Ultra-Broadband Visible and Infrared Light Generation Driven by Far Infrared Light in the Broad Region from 8{\mu}m to 240{\mu}m

The most commonly used nonlinear optical process is the conversion of infrared light at 1064nm to green light at 532nm, as performed in common laser pointers. However, more relevant for future applications are nonlinear optical processes that generate a broad spectrum, a so called supercontinuum. A desirable goal is generating a spectrum that covers the whole visible range (400 -900nm), i.e., white light. Nowadays, white-light generation is usually achieved in specially designed photonic fibres requiring high laser intensities. However, in previous studies we showed that amorphous powders of $(PhSn)_4S_6$ cluster-molecules generate white light when they are irradiated by low-intensity near-infrared light. In this study, we use the mid- and far-infrared radiation of a free-electron laser to investigate the same molecules.

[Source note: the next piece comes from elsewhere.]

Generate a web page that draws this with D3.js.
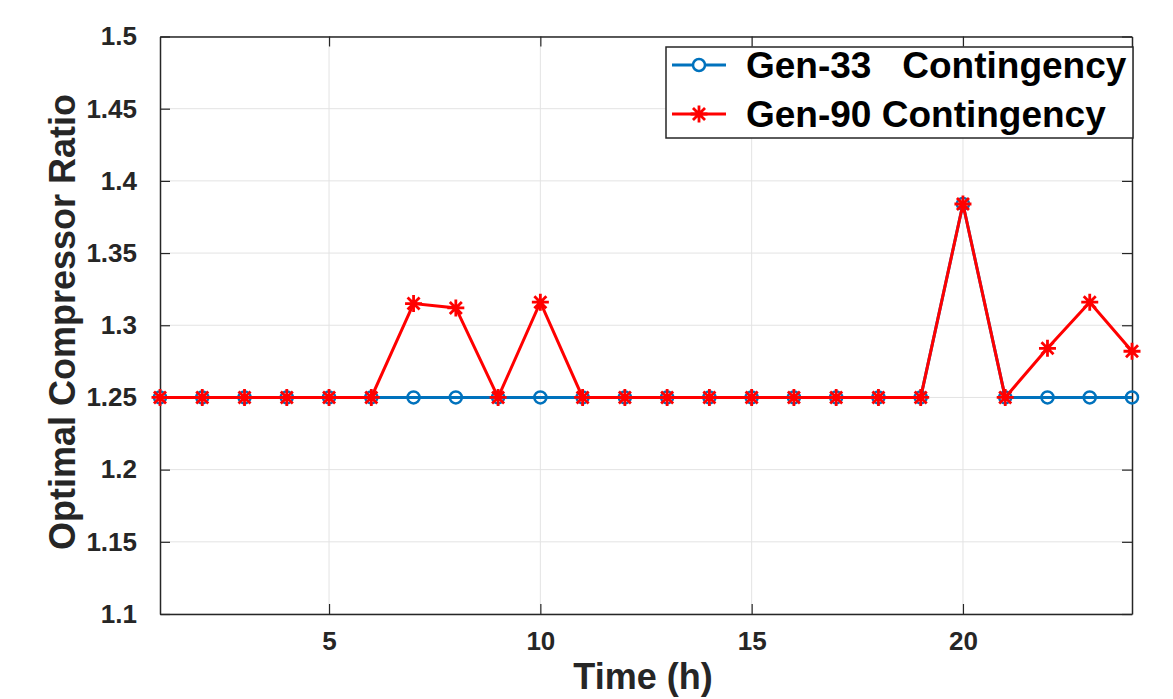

White-light generation is observed for excitation with wavelength between 8 and 240$\mu$ m. While the emitted radiation shows only slight variations, its intensity strongly depends on the excitation wavelength. We then match the wavelength dependent efficiency with the infrared absorption spectra of the material. This comparison shows: whenever the excitation can introduce molecular vibrations, less white light is generated. For all other wavelengths the excitation interacts mostly with the electron system. This shows that the electron system and the molecular backbone are decoupled to a large extent. Our work contributes to the understanding of the nonlinear process that underlies white-light generation in $(PhSn)_4S_6$ cluster molecules. Additionally, it shows the high potential of this material in applications where a broad laser spectrum is desired.